Today many consider Harris a war criminal for his indiscriminate killing of tens of thousands of civilians. And it is highly likely, had Britain lost the war, that he would have been executed by the Germans. But I feel more conflicted about the men who served in Bomber Command, those 55,000 who died, representing the highest proportion of deaths of any branch of the armed services during the war. Almost half of those who flew never returned. If it’s possible to set aside for a moment the question of the moral legitimacy of these bombing raids, it must have taken a great degree of courage to have flown on those missions, knowing that half of your comrades would never return. The majority of the targets in the first part of the war were military and industrial installations. For those in the bomber crews these missions would have created few moral dilemmas. However, when the policy changed and the area bombings of whole cities began in 1943, those airmen would have known that tens of thousands of civilians would be killed. And to have been able to release bombs with such knowledge must then have demanded an extreme, and morally dubious, form of moral compartmentalisation.fn2 What then is the responsibility of the individual airman in such a situation? Consider the enormous amount of attention given, rightly, to Hitler’s notorious Kommissarbefehl – issued in March 1941, sanctioning the killing of non-military, political personnel in the imminent invasion of the Soviet Union. Why have British airmen who were ‘only obeying orders’ not been subject to the same degree of scrutiny as the Wehrmacht who obeyed the Kommissarbefehl?

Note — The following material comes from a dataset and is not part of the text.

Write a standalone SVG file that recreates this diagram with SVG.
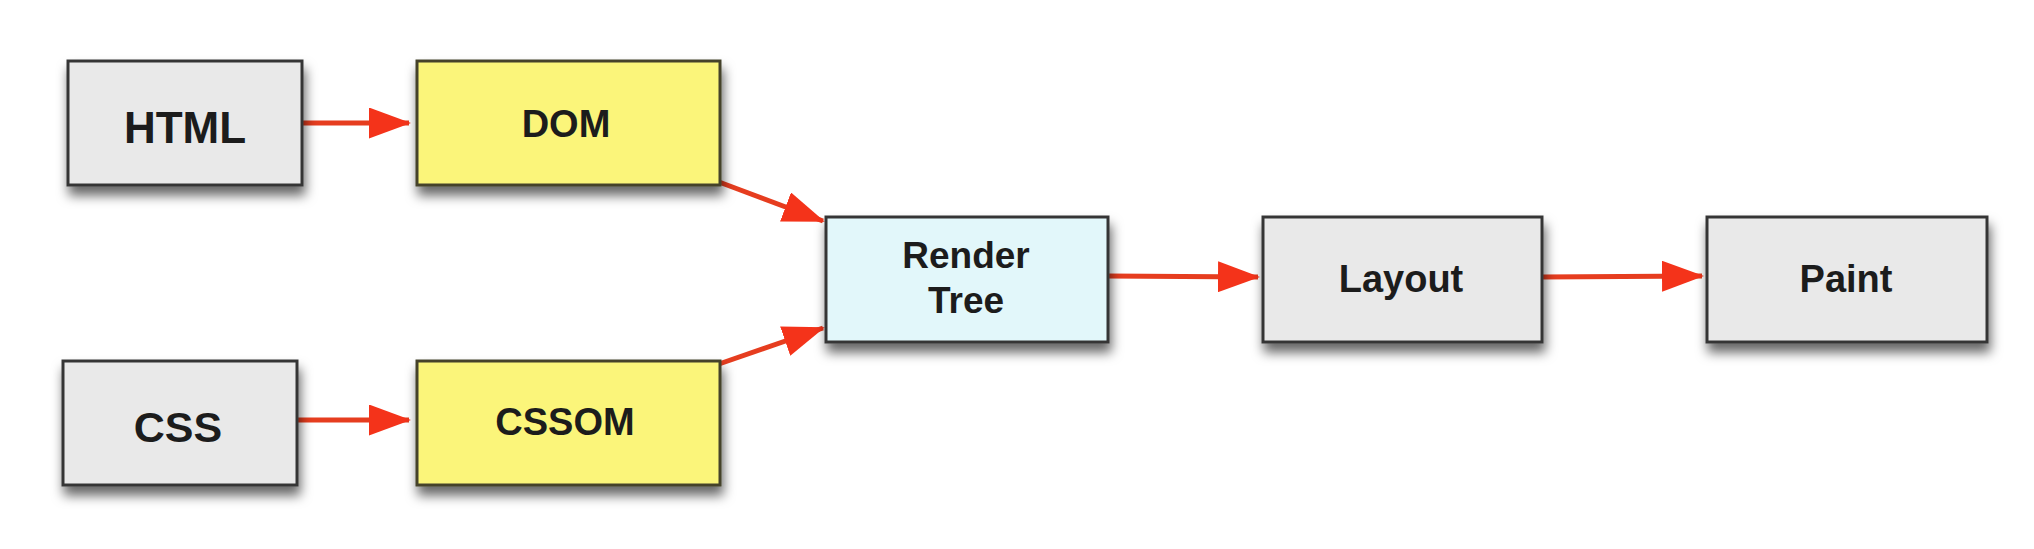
<svg xmlns="http://www.w3.org/2000/svg" width="2034" height="549" viewBox="0 0 2034 549">
  <defs>
    <filter id="shadow" x="-10%" y="-20%" width="125%" height="150%">
      <feDropShadow dx="2" dy="9" stdDeviation="6" flood-color="#000" flood-opacity="0.6"/>
    </filter>
    <marker id="arrow" viewBox="0 0 42 31" refX="40" refY="15.5" markerWidth="42" markerHeight="31" markerUnits="userSpaceOnUse" orient="auto">
      <path d="M0,0 L42,15.5 L0,31 z" fill="#f4331a"/>
    </marker>
    <style>
      .box { stroke: #363636; stroke-width: 3; filter: url(#shadow); }
      .gray { fill: #e9e9e9; }
      .yellow { fill: #fbf57a; stroke: #45432c; }
      .cyan { fill: #e2f7fa; }
      .label { font-family: "Liberation Sans", Arial, sans-serif; font-weight: bold; fill: #1c1c1c; text-anchor: middle; }
      .conn { stroke: #e63d1f; stroke-width: 5; fill: none; marker-end: url(#arrow); }
    </style>
  </defs>
  <rect width="2034" height="549" fill="#ffffff"/>

  <g id="connectors">
    <line class="conn" x1="302" y1="123" x2="409" y2="123"/>
    <line class="conn" x1="297" y1="420" x2="409" y2="420"/>
    <line class="conn" x1="719" y1="182" x2="823" y2="221"/>
    <line class="conn" x1="719" y1="364" x2="823" y2="328"/>
    <line class="conn" x1="1108" y1="276" x2="1258" y2="277"/>
    <line class="conn" x1="1542" y1="277" x2="1702" y2="276"/>
  </g>

  <g id="node-html">
    <rect class="box gray" x="68" y="61" width="234" height="124"/>
    <text class="label" x="185" y="143" font-size="44">HTML</text>
  </g>
  <g id="node-dom">
    <rect class="box yellow" x="417" y="61" width="303" height="124"/>
    <text class="label" x="566" y="137" font-size="38">DOM</text>
  </g>
  <g id="node-css">
    <rect class="box gray" x="63" y="361" width="234" height="124"/>
    <text class="label" x="178" y="442" font-size="43">CSS</text>
  </g>
  <g id="node-cssom">
    <rect class="box yellow" x="417" y="361" width="303" height="124"/>
    <text class="label" x="565" y="435" font-size="38">CSSOM</text>
  </g>
  <g id="node-render-tree">
    <rect class="box cyan" x="826" y="217" width="282" height="125"/>
    <text class="label" x="966" y="268" font-size="37">Render</text>
    <text class="label" x="966" y="313" font-size="37">Tree</text>
  </g>
  <g id="node-layout">
    <rect class="box gray" x="1263" y="217" width="279" height="125"/>
    <text class="label" x="1401" y="292" font-size="38">Layout</text>
  </g>
  <g id="node-paint">
    <rect class="box gray" x="1707" y="217" width="280" height="125"/>
    <text class="label" x="1846" y="292" font-size="38">Paint</text>
  </g>
</svg>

Yes, 55,000 men from Bomber Command lost their lives in the war; but 42,500 civilians were killed in the firebombing of Hamburg in the week of ‘Operation Gomorrah’. Fifty-five thousand air crew in the 2,193 days of the war; 42,500 children, women and men in a single week. And then how many of us have any knowledge at all of what happened in Toyko on 9–10 March 1945? An event even more invisible to us than the firebombings of Hamburg and Dresden, yet, in a single evening’s raid, 105,000 men, women and children in that city were incinerated. At least the officer responsible for ordering this raid, General Curtis LeMay, had the honesty to admit afterwards that if the Allies had lost the war, he would have been tried for war crimes.